Bortkiewicz was born in St. Petersburg, Imperial Russia (today Russia) where he graduated in law in 1890.

In 1898 he published a book about the Poisson distribution, titled The Law of Small Numbers. In this book he first noted that events with low frequency in a large population follow a Poisson distribution even when the probabilities of the events varied. It was that book that made the Prussian cavalry horse-kick data famous. The data give the number of soldiers killed by being kicked by a horse each year in each of 14 cavalry corps over a 20-year period. Bortkiewicz showed that those numbers follow a Poisson distribution. The book also examined data on child-suicides. Some historians of mathematics have argued that the Poisson distribution should have been named the "Bortkiewicz distribution."

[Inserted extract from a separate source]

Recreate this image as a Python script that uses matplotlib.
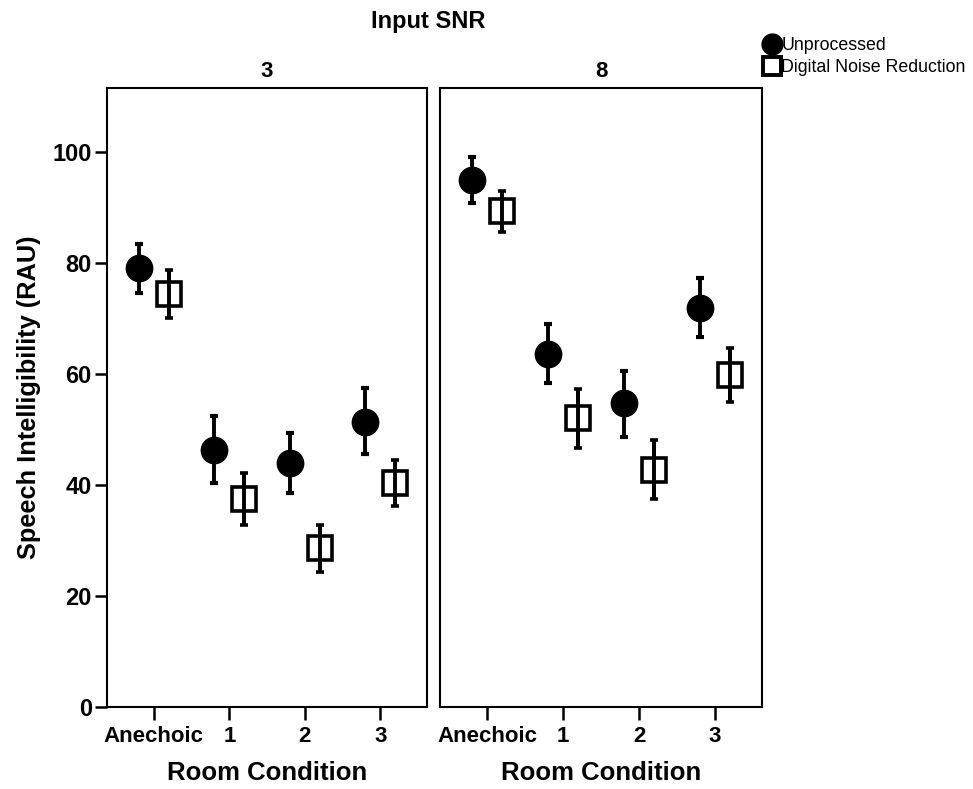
import matplotlib
matplotlib.use("Agg")
import matplotlib.pyplot as plt
import numpy as np
from matplotlib.lines import Line2D

plt.rcParams['font.family'] = ['Liberation Sans', 'DejaVu Sans']

conditions = ['Anechoic', '1', '2', '3']
snr_panels = ['3', '8']

# SNR 3
unproc_3 = [79.1, 46.3, 44.0, 51.4]
unproc_3_hi = [83.4, 52.4, 49.4, 57.5]
unproc_3_lo = [74.6, 40.4, 38.6, 45.6]
dnr_3 = [74.4, 37.5, 28.6, 40.4]
dnr_3_hi = [78.7, 42.2, 32.8, 44.5]
dnr_3_lo = [70.1, 32.8, 24.3, 36.2]

# SNR 8
unproc_8 = [95.0, 63.6, 54.8, 71.9]
unproc_8_hi = [99.1, 69.0, 60.5, 77.3]
unproc_8_lo = [90.8, 58.4, 48.6, 66.7]
dnr_8 = [89.4, 52.1, 42.7, 59.8]
dnr_8_hi = [93.0, 57.3, 48.1, 64.7]
dnr_8_lo = [85.6, 46.7, 37.5, 55.0]

panels = [
    (unproc_3, unproc_3_lo, unproc_3_hi, dnr_3, dnr_3_lo, dnr_3_hi),
    (unproc_8, unproc_8_lo, unproc_8_hi, dnr_8, dnr_8_lo, dnr_8_hi),
]

fig = plt.figure(figsize=(9.73, 7.89), dpi=100)
ax1 = fig.add_axes([0.110, 0.104, 0.329, 0.7845])
ax2 = fig.add_axes([0.4522, 0.104, 0.331, 0.7845])
axes = [ax1, ax2]

x = np.arange(len(conditions))
off = 0.2

for ax, (u, ul, uh, d, dl, dh), title in zip(axes, panels, snr_panels):
    u = np.array(u); d = np.array(d)
    uerr = [u - np.array(ul), np.array(uh) - u]
    derr = [d - np.array(dl), np.array(dh) - d]
    ax.errorbar(x - off, u, yerr=uerr, fmt='o', color='black', ms=19,
                elinewidth=2.8, capsize=3.2, capthick=3.0, zorder=3)
    ax.errorbar(x + off, d, yerr=derr, fmt='s', color='black', ms=17,
                mfc='white', mec='black', mew=2.6,
                elinewidth=2.8, capsize=3.2, capthick=3.0, zorder=3)
    # error line visible through the hollow square
    ax.vlines(x + off, dl, dh, color='black', lw=2.8, zorder=4)
    ax.set_xlim(-0.62, 3.62)
    ax.set_ylim(0, 111.5)
    ax.set_xticks(x)
    ax.set_xticklabels(conditions, fontsize=16, fontweight='bold')
    ax.tick_params(axis='x', direction='out', length=9, width=1.8, pad=5)
    for s in ax.spines.values():
        s.set_linewidth(1.5)
    ax.set_xlabel('Room Condition', fontsize=18.5, fontweight='bold', labelpad=10)
    ax.set_title(title, fontsize=16, fontweight='bold', pad=8)

ax1.set_yticks([0, 20, 40, 60, 80, 100])
ax1.set_yticklabels(['0', '20', '40', '60', '80', '100'], fontsize=17, fontweight='bold')
ax1.tick_params(axis='y', direction='out', length=9, width=1.8, pad=2)
ax1.set_ylabel('Speech Intelligibility (RAU)', fontsize=18.3, fontweight='bold', labelpad=8)
ax2.set_yticks([])

fig.text(0.44, 0.973, 'Input SNR', ha='center', va='center', fontsize=17, fontweight='bold')

handles = [
    Line2D([], [], marker='o', ls='none', color='black', ms=15),
    Line2D([], [], marker='s', ls='none', color='black', mfc='white', ms=13, mew=2.8),
]
fig.legend(handles, ['Unprocessed', 'Digital Noise Reduction'],
           loc='upper left', bbox_to_anchor=(0.783, 0.953), frameon=False,
           fontsize=12.8, handletextpad=0.0, borderaxespad=0, labelspacing=0.3,
           handlelength=1.1, borderpad=0)

fig.savefig('out.png', dpi=100)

See also: "Das Gesetz der kleinen Zahlen" in the journal Monatshefte für Mathematik vol. 9 p. A39 1898. DOI: 10.1007/BF01707919 DOI link

In political economy, Bortkiewicz is important for his analysis of Karl Marx's reproduction schema in the last two volumes of Capital. Bortkiewicz identified a transformation problem in Marx's work which, if proven, would profoundly undermine Marx's claim to have provided a consistent account of capitalist economics. This work provided the basis of major elaborations by Joseph Schumpeter and Paul Sweezy among others.

Bortkiewicz died in Berlin, Germany.